こだわりといえば、「調整できること」と「さまざまな姿勢で座れること」も意識しています。身長や体格によって適正な座面の高さや奥行きがあるにはあるのですが、家族みんなでソファを共有する場合だとサイズで悩みますよね。そこで背もたれの前にクッションを置くことで、それぞれの体型に合う座り心地を叶えるソファを目指しました。またゆったり腰掛けたり、寝っ転がったり、足を上げたり、いろいろな体勢で座れるよう、奥行きが深く、背が低いソファであることも特徴です。
――確かにどのソファに腰を下ろしても、とても座り心地がよいです。それと一般的なソファより、なんだか身体が疲れにくい気がするのですが。
はい、KOKOROISHI のソファや椅子は、長時間同じ姿勢で座っていても疲れないつくりにしています。通常はどうしても身体が疲れてくるので、無意識のうちに座る体勢を変えるじゃないですか。そういったことがないよう、ソファの座面の高さは36~38cm、椅子は39cmを基本としています。もちろんオーダーの際、お客さまのお好みにあわせてサイズ調整も可能です。
――人間工学の視点も意識されているのですね。ちなみに革製のソファが多いことにも理由があるのでしょうか?
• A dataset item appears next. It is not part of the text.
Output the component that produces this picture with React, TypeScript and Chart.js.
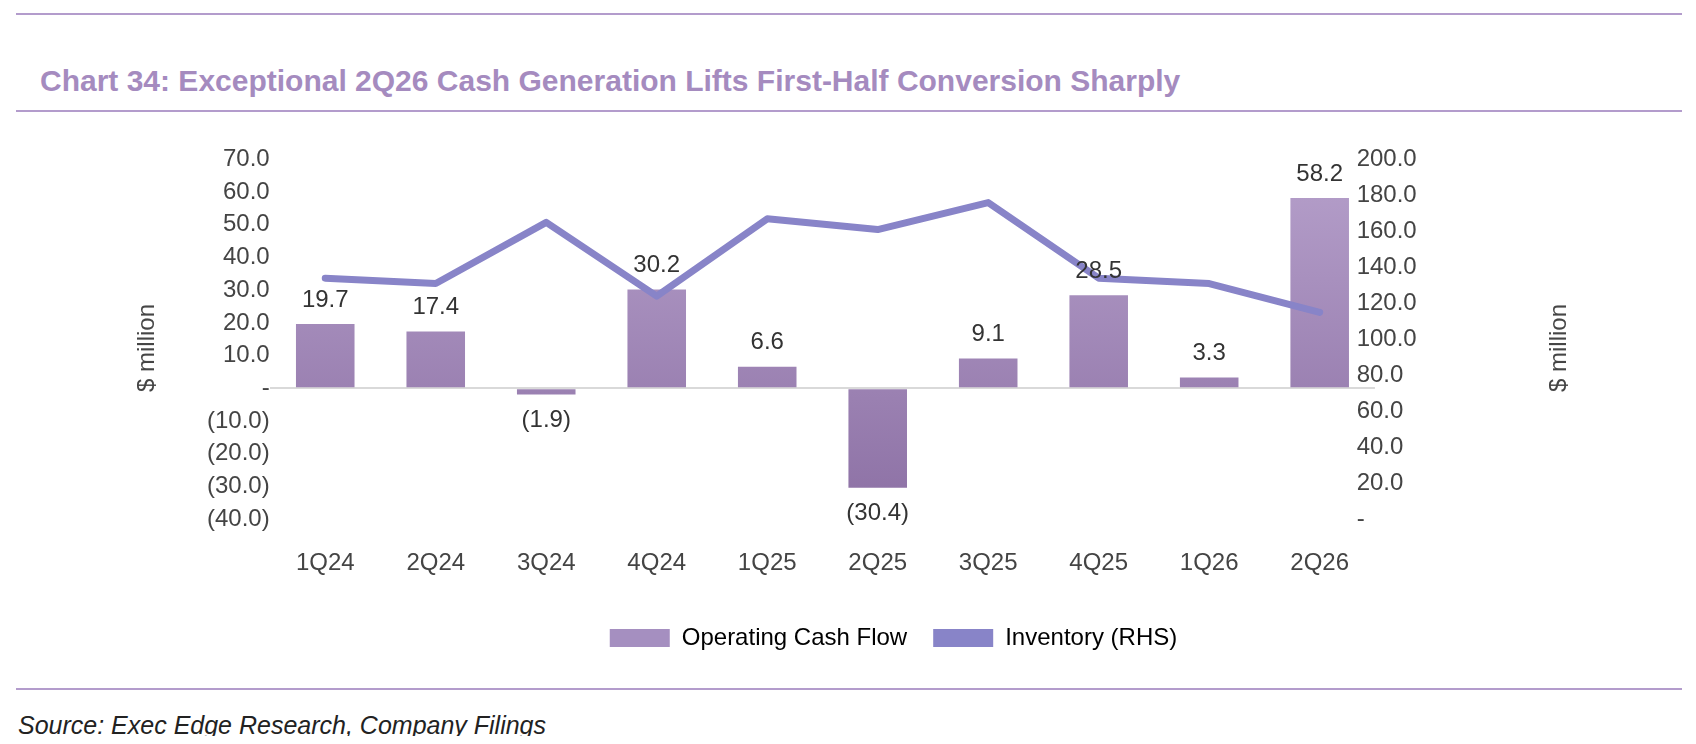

僕が革を好き、というのが一番ですね(笑)。それに革の経年変化は劣化ではなく、愛着が増す変化をしていきます。使い手の歴史が刻み込まれていくというか。革は人間との相性がとてもいいんですよ。人の脂を吸ってくれ、柔軟で丈 夫。いい革でソファをつくりたいという思いが強いので、上質な革を豊富に取り揃えています。
――初代社長であるお父さまから受け継いだ経営哲学はありますか?
もっとも心に残っているのは「事業と屏風は広げすぎると倒れる」。そして「信頼を大切に」ですね。お客さまや取引先さまから信頼をいただくことはもちろん大事ですが、スタッフにも信頼をしてもらえ、やりがいを感じながら働いてもらえる経営の在り方を重んじています。
僕自身の座右の銘は「意思のあるところには道がある」。「ここに行きたい」という明確な目標を設定しなければ、行きたい地点には辿り着けません。見込み生産だった心石工芸も、「テーラーにしていこう」と決めたから今がある。この考えは、商売において非常に重要だなと思っています。
――心石工芸ではOEMの製作に加え、オリジナルブランド KOKOROISHI を展開されているとのこと。心石さんのお名前をそのままブランド名にされたのですね。
正直、悩みました。自分の名前を付けるのは、実はすごくリスクがあるんです。万が一、同じ苗字の方がネガティブな報道をされてしまえば、うちのソファも影響を受ける。逆に製品に欠陥などが生じた場合、同じ苗字の方にも悪影響が及んでしまいます。要は名前を汚す恐れがあるんですね。名前をブランド名にするのなら、製品も自分自身も、信頼に応えていかなければなりません。その責任をすべて背負う覚悟で、日々の仕事に取り組んでいます。
――最後に、「PLOTTER」とはどのような人間像だとお考えでしょう?
古いものを大切にしながら、時代に合った新しいものを生み出せる人、ですかね。「温故知新」を体現しているような人だと思います。
温故知新の精神は製造業にとっても大事なこと。うちの仕事に置き換えると、ソファ屋だからといってソファだけを製造するという意識では、いずれ廃業に追い込まれてしまいます。ソファ屋が提供するのはソファだけではありません。ソファ屋は「心地よい時間」や「家族の思い出をつくる場所」までを提供しているんだと定義し、これからも新しいものをクリエイションしていきたいと考えています。
【心石 拓男・ KOKOROISHIKOUGEI CEO】
使うほどに風合いが変化し味わい深くなる、ヌメ革やオイルレザーなどを使ったソファを製造している。 父親が創業したソファメーカーの二代目として、時代を越えて愛されるような、より良いソファを日々追求している。